During the upcoming trading week the release of Chinese economic data, the results of the Chinese Communist Party’s (CCP) National Congress meeting, and the UK CPI headlines the economic docket.
Traders will also be looking to earning data from several important American companies. In early week trade we see results from Bank of America, Charles Schwab, Bank of New York/Mellon, J&J, Netflix, Goldman Sachs, Intuitive surgical, Interactive brokers, and United Airlines.
As the week hots up we also see results from, Tesla, Procter & Gamble, IBM, Travelers, Alcoa, AT&T, Freeport-McMoRan, Dow, Whirlpool, Verizon, American Express and Schlumberger.
Traders will be on the watch for Chinese GDP data for the third fiscal quarter as it will provide the latest insight into the health of the world’s second-largest economy.
The results are expected to show a recovery from the prior quarterly contraction with the quarter-on-quarter metric forecast at 3.8% vs prev. -2.6% and with year-on-year growth seen accelerating to 3.5% vs prev. 0.4%.
Q2 GDP was disappointing and came in at its slowest pace since the start of the pandemic due to lockdowns and COVID restrictions affecting the two most populous cities of Shanghai and Beijing as China enforced a strict zero policy and with supply chain disruptions impacting the manufacturing hub.
Traders also need to be on watch for the potential re-lection of Chinese President Xi Jinping.
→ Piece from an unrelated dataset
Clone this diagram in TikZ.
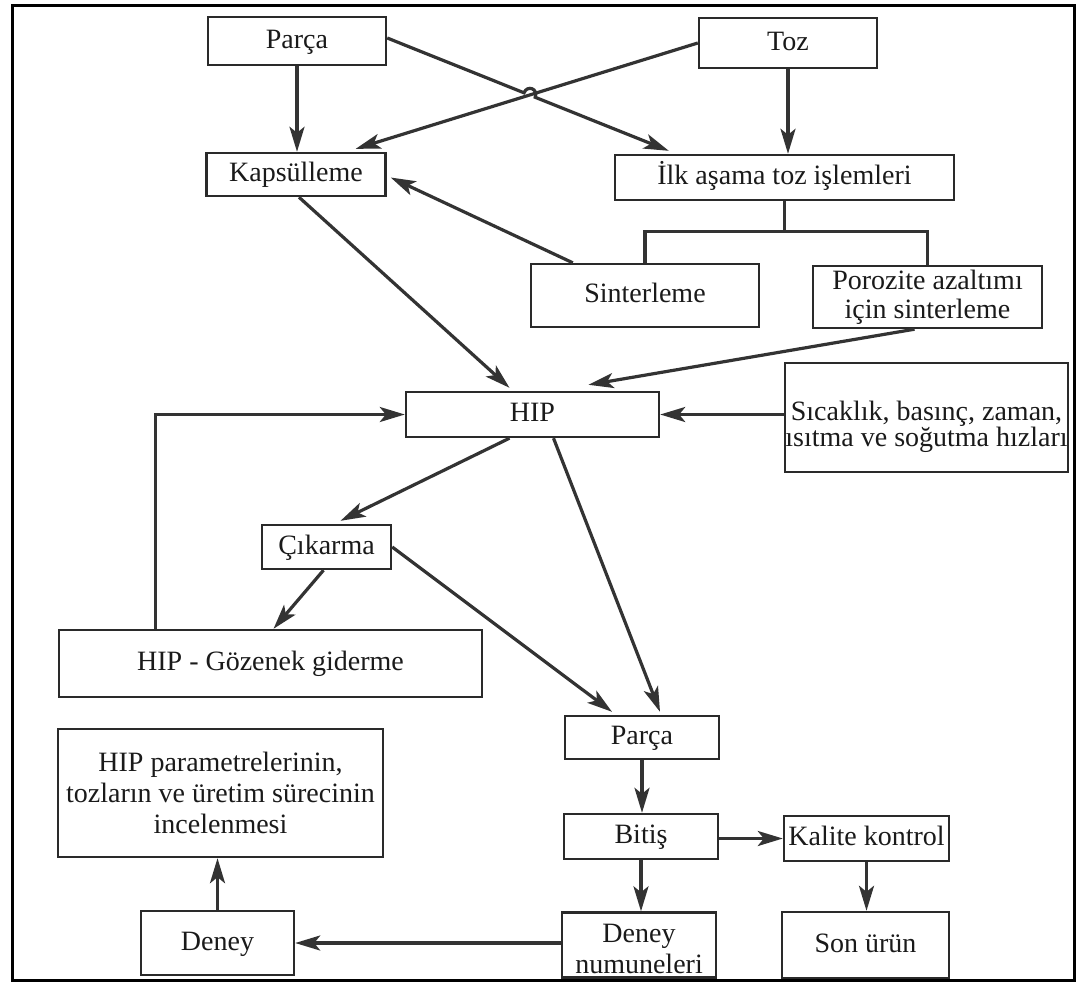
\documentclass[tikz,border=0pt]{standalone}
\usepackage{fontspec}
\setmainfont{Liberation Serif}
\usetikzlibrary{calc,arrows.meta}
\newcommand\mainfs{\fontsize{28}{31}\selectfont}
\definecolor{linec}{HTML}{333333}
\definecolor{boxc}{HTML}{2A2A2A}
\definecolor{txtc}{HTML}{1A1A1A}
\tikzset{
  box/.style={draw=boxc, line width=2.4pt, fill=white, inner sep=0pt, font=\mainfs, text=txtc, align=center},
  one/.style={text height=20pt, text depth=6pt},
  txt/.style={inner sep=0pt, font=\mainfs, text=txtc, align=center},
  conn/.style={draw=linec, line width=3.2pt, -{Stealth[length=25pt,width=15pt,inset=6pt]}},
  plain/.style={draw=linec, line width=3.2pt},
}
\begin{document}
\begin{tikzpicture}[x=1pt,y=-1pt]
\useasboundingbox (0,0) rectangle (1078,983);
\fill[white] (0,0) rectangle (1078,983);
\draw[line width=3pt, black] (12,5) rectangle (1074,980);

% nodes
\node[box, one, minimum width=178pt, minimum height=48pt] (parca1) at (297,41) {Parça};
\node[box, one, minimum width=178pt, minimum height=50pt] (toz) at (788,43) {Toz};
\node[box, one, minimum width=179pt, minimum height=43pt] (kaps) at (296,174.5) {Kapsülleme};
\node[box, one, minimum width=339pt, minimum height=45pt] (ilk) at (784.5,177.5) {İlk aşama toz işlemleri};
\node[box, one, minimum width=228pt, minimum height=63pt] (sinter) at (645,295.5) {Sinterleme};
\node[box, minimum width=229pt, minimum height=62pt] (poroz) at (927.5,297) {Porozite azaltımı\\[-2pt]için sinterleme};
\node[box, one, minimum width=253pt, minimum height=45pt] (hip) at (532.5,414.5) {HIP};
\node[box, minimum width=283pt, minimum height=109pt] (sicak) at (926.5,417.5) {};
\node[txt] at ($(sicak.center)+(0,9)$) {Sıcaklık, basınç, zaman,\\[-5pt]ısıtma ve soğutma hızları};
\node[box, one, minimum width=129pt, minimum height=44pt] (cik) at (326.5,547) {Çıkarma};
\node[box, one, minimum width=423pt, minimum height=67pt] (gozenek) at (270.5,663.5) {HIP - Gözenek giderme};
\node[box, one, minimum width=154pt, minimum height=43pt] (parca2) at (642,737.5) {Parça};
\node[box, minimum width=325pt, minimum height=128pt] (hippar) at (220.5,793) {HIP parametrelerinin,\\tozların ve üretim sürecinin\\incelenmesi};
\node[box, one, minimum width=154pt, minimum height=45pt] (bitis) at (641,836.5) {Bitiş};
\node[box, one, minimum width=165pt, minimum height=45pt] (kalite) at (866.5,838.5) {Kalite kontrol};
\node[box, one, minimum width=153pt, minimum height=64pt] (deney) at (217.5,943) {Deney};
\node[box, minimum width=154pt, minimum height=65pt] (numune) at (639,945) {};
\node[txt] at ($(numune.center)+(0,4)$) {Deney\\numuneleri};
\node[box, one, minimum width=167pt, minimum height=66pt] (sonurun) at (865.5,945) {Son ürün};

% top crossing connectors
\coordinate (cSrc) at ($(parca1.east)+(0,-3)$);
\coordinate (cTgt) at ($(ilk.north west)+(55,-3)$);
\coordinate (dTgt) at ($(kaps.north east)+(-31,-3)$);
\coordinate (hx) at (intersection of cSrc--cTgt and toz.west--dTgt);
\coordinate (h1) at ($(hx)!6pt!(cSrc)$);
\coordinate (h2) at ($(hx)!6pt!(cTgt)$);
\draw[conn] (toz.west) -- (dTgt);
\draw[conn] (cSrc) -- (h1) .. controls ($(h1)!9pt!90:(hx)$) and ($(h2)!9pt!-90:(hx)$) .. (h2) -- (cTgt);

\draw[conn] (parca1.south) -- (parca1.south |- kaps.north);
\draw[conn] (toz.south) -- (toz.south |- ilk.north);

% branch
\coordinate (br) at ($(ilk.south)+(0,30)$);
\draw[plain] (ilk.south) -- (br);
\draw[plain] (sinter.north) |- (br) -| (poroz.north);

\draw[conn] ($(sinter.north west)+(43,0)$) -- ($(kaps.east)+(4,3)$);
\draw[conn] ($(kaps.south)+(3,0)$) -- ($(hip.north)+(-23,-3)$);
\draw[conn] ($(poroz.south)+(-13,0)$) -- ($(hip.north)+(56,-6)$);
\draw[conn] (sicak.west |- hip.east) -- (hip.east);
\draw[conn] ($(gozenek.north west)+(98,0)$) |- (hip.west);

\draw[conn] ($(hip.south)+(-23,0)$) -- ($(cik.north)+(14,-3)$);
\draw[conn] ($(hip.south)+(21,0)$) -- ($(parca2.north)+(18,-3)$);
\draw[conn] (cik.east) -- ($(parca2.north)+(-30,-3)$);
\draw[conn] ($(cik.south)+(-3,0)$) -- ($(gozenek.north)+(3,0)$);

\draw[conn] (parca2.south) -- (parca2.south |- bitis.north);
\draw[conn] (bitis.east |- kalite.west) -- (kalite.west);
\draw[conn] (kalite.south) -- (kalite.south |- sonurun.north);
\draw[conn] (bitis.south) -- (bitis.south |- numune.north);
\draw[conn] (numune.west |- deney.east) -- (deney.east);
\draw[conn] (deney.north) -- (deney.north |- hippar.south);
\end{tikzpicture}
\end{document}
Expect a market rally in Chinese stock if he is reinstated as widely expected.
The meeting occurs every five years and will decide on China’s top positions for the next five years. Any hints about China’s future direction will be followed closely on a global scale, with China being the world’s second-largest economy and with one of the largest military forces at a time of heightened geopolitical tensions.
Looking at UK CPI, expectations are for year-on-year CPI to climb to 10.1% from 9.9% with the core year on year metric set to rise to 6.4% from 6.3%.
This time around, analysts expect a similar story after petrol prices fell by 4.1% on average in September and the second-hand car market continued to soften.
The report will likely be viewed as an input to the November Bank of England meeting, however, the release might be of lesser significance for the immediate policy outlook compared to prior months given the impact of fiscal events on the UK economic outlook.